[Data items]
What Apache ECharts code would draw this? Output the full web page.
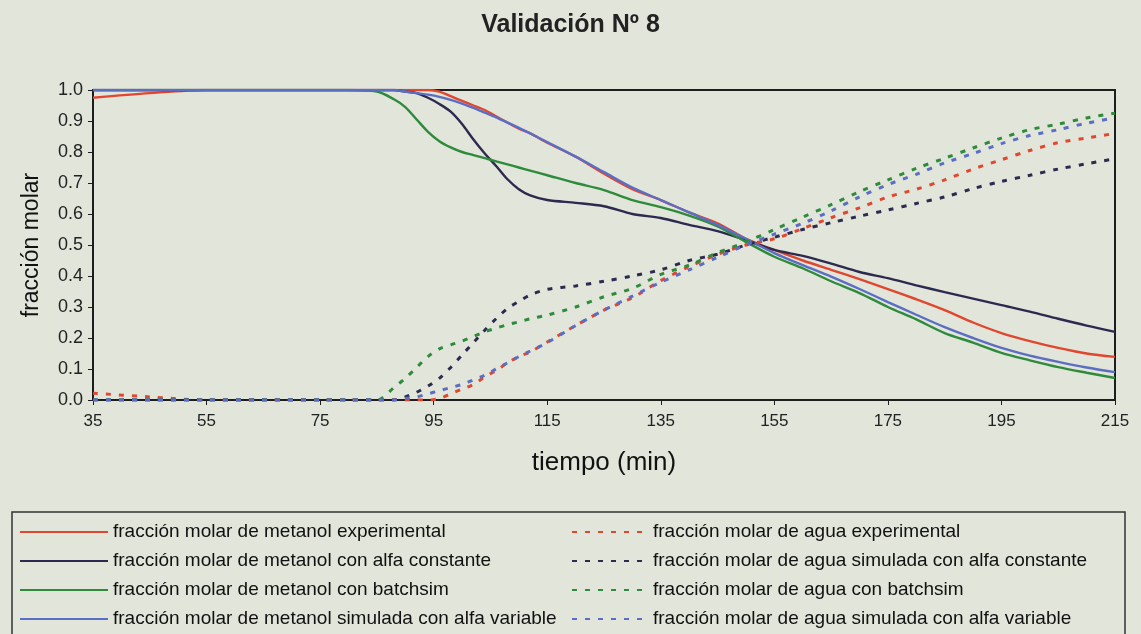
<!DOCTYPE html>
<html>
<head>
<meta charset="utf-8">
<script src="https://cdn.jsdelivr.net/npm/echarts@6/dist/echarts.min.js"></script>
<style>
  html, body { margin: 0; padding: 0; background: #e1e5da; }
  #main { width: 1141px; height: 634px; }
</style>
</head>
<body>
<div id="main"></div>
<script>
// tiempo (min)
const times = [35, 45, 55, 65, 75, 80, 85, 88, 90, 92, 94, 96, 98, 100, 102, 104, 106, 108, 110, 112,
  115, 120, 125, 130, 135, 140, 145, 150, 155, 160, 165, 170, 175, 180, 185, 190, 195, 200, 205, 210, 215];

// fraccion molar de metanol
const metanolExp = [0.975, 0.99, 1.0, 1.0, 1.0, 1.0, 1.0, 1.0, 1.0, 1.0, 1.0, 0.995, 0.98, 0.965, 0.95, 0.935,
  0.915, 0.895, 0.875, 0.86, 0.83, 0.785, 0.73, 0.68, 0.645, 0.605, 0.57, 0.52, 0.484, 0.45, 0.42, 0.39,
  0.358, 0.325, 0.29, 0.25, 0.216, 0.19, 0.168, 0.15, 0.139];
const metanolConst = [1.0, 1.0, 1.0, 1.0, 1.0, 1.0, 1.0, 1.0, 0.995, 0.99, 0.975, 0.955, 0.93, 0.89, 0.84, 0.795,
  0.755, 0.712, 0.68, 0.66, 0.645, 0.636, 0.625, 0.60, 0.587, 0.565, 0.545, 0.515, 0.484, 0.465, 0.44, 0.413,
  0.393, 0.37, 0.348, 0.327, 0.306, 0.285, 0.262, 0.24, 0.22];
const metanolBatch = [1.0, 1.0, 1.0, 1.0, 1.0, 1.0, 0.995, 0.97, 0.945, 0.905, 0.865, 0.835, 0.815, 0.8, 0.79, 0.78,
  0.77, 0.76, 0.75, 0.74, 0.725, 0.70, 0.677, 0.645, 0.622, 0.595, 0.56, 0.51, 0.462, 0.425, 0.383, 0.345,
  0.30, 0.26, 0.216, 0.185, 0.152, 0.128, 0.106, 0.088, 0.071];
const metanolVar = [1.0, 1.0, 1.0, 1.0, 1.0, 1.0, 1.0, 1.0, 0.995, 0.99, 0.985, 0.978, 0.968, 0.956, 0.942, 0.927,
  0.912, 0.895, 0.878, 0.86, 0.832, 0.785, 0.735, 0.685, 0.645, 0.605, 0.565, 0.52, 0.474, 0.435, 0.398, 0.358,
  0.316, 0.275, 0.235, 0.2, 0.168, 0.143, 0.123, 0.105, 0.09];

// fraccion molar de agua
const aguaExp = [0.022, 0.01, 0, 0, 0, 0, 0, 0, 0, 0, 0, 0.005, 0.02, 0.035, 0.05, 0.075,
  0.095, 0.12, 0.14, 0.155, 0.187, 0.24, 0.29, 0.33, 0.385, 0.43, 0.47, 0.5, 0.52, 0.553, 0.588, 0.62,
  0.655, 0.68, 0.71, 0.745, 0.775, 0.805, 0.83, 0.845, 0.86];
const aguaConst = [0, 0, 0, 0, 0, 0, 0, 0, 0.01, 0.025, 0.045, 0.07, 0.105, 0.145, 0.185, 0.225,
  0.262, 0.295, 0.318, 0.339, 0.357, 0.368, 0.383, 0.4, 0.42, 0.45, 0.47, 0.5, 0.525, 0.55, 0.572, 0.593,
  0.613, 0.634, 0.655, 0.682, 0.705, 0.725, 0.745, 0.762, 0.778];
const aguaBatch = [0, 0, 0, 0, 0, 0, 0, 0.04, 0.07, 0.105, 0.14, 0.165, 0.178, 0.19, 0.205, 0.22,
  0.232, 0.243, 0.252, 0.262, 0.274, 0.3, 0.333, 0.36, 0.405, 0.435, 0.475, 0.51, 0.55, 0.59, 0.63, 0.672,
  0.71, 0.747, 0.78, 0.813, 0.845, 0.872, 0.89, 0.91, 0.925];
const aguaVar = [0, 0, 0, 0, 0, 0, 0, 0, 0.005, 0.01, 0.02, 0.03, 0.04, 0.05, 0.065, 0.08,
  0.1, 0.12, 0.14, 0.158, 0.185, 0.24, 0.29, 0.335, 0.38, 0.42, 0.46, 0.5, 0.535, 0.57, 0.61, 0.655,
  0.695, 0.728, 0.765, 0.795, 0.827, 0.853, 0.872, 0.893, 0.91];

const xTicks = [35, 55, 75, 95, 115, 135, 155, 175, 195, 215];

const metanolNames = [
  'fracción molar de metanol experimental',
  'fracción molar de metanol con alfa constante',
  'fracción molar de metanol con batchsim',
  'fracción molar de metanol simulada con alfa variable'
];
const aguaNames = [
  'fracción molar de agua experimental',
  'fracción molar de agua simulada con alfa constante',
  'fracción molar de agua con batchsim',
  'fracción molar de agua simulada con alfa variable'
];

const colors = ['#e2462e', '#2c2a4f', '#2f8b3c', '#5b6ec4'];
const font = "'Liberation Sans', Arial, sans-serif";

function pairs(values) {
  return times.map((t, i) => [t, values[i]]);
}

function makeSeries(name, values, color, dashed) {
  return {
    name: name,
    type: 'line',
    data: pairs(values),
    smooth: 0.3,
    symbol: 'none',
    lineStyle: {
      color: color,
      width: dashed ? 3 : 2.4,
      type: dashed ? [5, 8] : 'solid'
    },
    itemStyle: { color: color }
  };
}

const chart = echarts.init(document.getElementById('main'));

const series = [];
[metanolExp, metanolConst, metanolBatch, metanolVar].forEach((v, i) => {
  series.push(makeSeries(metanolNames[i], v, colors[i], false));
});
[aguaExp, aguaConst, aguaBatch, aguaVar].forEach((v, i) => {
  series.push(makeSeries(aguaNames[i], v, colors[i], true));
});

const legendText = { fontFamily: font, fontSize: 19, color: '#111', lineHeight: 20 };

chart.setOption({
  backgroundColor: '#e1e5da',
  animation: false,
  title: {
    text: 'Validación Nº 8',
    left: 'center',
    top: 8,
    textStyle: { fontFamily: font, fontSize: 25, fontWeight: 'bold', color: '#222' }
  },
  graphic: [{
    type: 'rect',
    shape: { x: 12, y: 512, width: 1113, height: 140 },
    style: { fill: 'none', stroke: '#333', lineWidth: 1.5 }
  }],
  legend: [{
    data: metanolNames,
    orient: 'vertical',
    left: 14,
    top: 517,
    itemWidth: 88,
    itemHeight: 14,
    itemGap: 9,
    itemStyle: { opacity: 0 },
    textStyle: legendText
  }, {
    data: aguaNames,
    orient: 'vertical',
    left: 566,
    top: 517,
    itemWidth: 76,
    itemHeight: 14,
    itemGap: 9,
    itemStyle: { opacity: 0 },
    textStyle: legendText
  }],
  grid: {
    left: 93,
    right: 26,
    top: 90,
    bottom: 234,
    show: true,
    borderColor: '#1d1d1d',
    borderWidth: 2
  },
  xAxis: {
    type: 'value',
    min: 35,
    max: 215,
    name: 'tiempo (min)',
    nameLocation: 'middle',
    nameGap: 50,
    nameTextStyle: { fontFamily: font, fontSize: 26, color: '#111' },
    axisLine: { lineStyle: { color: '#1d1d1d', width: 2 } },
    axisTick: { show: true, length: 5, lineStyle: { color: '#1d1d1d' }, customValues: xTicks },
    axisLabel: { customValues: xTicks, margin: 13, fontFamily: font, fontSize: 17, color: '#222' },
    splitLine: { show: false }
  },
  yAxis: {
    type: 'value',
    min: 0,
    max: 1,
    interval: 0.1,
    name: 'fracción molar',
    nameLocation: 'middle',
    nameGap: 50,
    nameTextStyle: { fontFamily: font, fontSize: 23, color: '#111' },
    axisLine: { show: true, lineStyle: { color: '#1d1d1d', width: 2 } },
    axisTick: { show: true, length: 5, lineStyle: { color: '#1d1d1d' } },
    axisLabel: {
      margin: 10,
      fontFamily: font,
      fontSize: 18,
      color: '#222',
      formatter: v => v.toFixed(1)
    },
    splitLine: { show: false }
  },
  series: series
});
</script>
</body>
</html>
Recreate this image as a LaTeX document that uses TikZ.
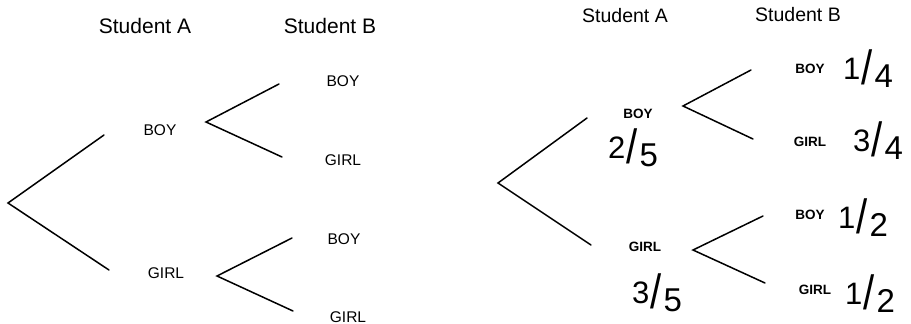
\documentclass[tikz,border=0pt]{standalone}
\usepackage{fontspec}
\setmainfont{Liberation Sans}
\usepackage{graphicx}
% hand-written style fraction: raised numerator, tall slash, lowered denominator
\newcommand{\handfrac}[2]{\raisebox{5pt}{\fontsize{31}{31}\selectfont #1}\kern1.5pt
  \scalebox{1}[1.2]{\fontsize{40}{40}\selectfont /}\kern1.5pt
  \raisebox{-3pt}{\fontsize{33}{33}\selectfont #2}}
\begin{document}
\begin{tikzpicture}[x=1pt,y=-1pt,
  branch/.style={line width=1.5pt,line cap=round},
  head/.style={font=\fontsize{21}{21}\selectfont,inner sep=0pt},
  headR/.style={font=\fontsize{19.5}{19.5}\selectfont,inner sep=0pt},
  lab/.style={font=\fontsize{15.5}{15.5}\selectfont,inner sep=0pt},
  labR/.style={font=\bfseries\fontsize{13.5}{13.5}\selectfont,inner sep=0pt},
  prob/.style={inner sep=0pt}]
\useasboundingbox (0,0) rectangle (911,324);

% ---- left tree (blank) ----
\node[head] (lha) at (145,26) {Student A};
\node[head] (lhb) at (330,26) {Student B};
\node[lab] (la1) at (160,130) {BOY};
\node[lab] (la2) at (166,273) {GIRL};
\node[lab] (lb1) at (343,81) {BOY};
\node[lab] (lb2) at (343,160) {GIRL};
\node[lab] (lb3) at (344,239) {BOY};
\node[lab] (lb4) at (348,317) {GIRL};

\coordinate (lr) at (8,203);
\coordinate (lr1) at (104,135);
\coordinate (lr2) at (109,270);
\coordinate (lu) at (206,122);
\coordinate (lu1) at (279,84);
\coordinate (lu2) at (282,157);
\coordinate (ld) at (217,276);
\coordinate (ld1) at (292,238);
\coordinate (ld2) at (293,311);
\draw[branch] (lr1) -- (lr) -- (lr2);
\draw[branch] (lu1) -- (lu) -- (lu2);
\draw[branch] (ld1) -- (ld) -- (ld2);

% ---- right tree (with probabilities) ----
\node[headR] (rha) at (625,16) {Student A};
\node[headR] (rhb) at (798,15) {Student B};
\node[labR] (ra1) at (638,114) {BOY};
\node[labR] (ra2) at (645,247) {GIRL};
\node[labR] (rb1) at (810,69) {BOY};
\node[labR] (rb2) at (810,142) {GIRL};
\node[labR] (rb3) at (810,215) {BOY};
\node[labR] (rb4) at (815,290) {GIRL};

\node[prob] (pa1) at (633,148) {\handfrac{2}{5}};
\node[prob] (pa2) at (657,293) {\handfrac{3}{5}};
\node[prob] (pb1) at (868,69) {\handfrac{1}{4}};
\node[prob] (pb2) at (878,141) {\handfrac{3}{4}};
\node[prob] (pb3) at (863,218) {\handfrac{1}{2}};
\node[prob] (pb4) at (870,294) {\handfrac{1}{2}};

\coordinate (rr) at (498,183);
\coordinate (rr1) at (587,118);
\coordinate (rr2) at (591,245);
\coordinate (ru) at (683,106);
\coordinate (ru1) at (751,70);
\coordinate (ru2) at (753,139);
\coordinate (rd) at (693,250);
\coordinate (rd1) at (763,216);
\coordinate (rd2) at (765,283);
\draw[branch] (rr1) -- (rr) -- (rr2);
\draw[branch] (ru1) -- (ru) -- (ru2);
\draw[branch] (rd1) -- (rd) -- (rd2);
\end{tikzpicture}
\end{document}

= The problem =
Leave the pictures out and reproduce exactly the lines from the top of the listing above through the line with "0.316, 0.275, 0.235, 0.2, 0.168, 0.143, 0.123, 0.105, 0.09];".

= Task response =
What Apache ECharts code would draw this? Output the full web page.
<!DOCTYPE html>
<html>
<head>
<meta charset="utf-8">
<script src="https://cdn.jsdelivr.net/npm/echarts@6/dist/echarts.min.js"></script>
<style>
  html, body { margin: 0; padding: 0; background: #e1e5da; }
  #main { width: 1141px; height: 634px; }
</style>
</head>
<body>
<div id="main"></div>
<script>
// tiempo (min)
const times = [35, 45, 55, 65, 75, 80, 85, 88, 90, 92, 94, 96, 98, 100, 102, 104, 106, 108, 110, 112,
  115, 120, 125, 130, 135, 140, 145, 150, 155, 160, 165, 170, 175, 180, 185, 190, 195, 200, 205, 210, 215];

// fraccion molar de metanol
const metanolExp = [0.975, 0.99, 1.0, 1.0, 1.0, 1.0, 1.0, 1.0, 1.0, 1.0, 1.0, 0.995, 0.98, 0.965, 0.95, 0.935,
  0.915, 0.895, 0.875, 0.86, 0.83, 0.785, 0.73, 0.68, 0.645, 0.605, 0.57, 0.52, 0.484, 0.45, 0.42, 0.39,
  0.358, 0.325, 0.29, 0.25, 0.216, 0.19, 0.168, 0.15, 0.139];
const metanolConst = [1.0, 1.0, 1.0, 1.0, 1.0, 1.0, 1.0, 1.0, 0.995, 0.99, 0.975, 0.955, 0.93, 0.89, 0.84, 0.795,
  0.755, 0.712, 0.68, 0.66, 0.645, 0.636, 0.625, 0.60, 0.587, 0.565, 0.545, 0.515, 0.484, 0.465, 0.44, 0.413,
  0.393, 0.37, 0.348, 0.327, 0.306, 0.285, 0.262, 0.24, 0.22];
const metanolBatch = [1.0, 1.0, 1.0, 1.0, 1.0, 1.0, 0.995, 0.97, 0.945, 0.905, 0.865, 0.835, 0.815, 0.8, 0.79, 0.78,
  0.77, 0.76, 0.75, 0.74, 0.725, 0.70, 0.677, 0.645, 0.622, 0.595, 0.56, 0.51, 0.462, 0.425, 0.383, 0.345,
  0.30, 0.26, 0.216, 0.185, 0.152, 0.128, 0.106, 0.088, 0.071];
const metanolVar = [1.0, 1.0, 1.0, 1.0, 1.0, 1.0, 1.0, 1.0, 0.995, 0.99, 0.985, 0.978, 0.968, 0.956, 0.942, 0.927,
  0.912, 0.895, 0.878, 0.86, 0.832, 0.785, 0.735, 0.685, 0.645, 0.605, 0.565, 0.52, 0.474, 0.435, 0.398, 0.358,
  0.316, 0.275, 0.235, 0.2, 0.168, 0.143, 0.123, 0.105, 0.09];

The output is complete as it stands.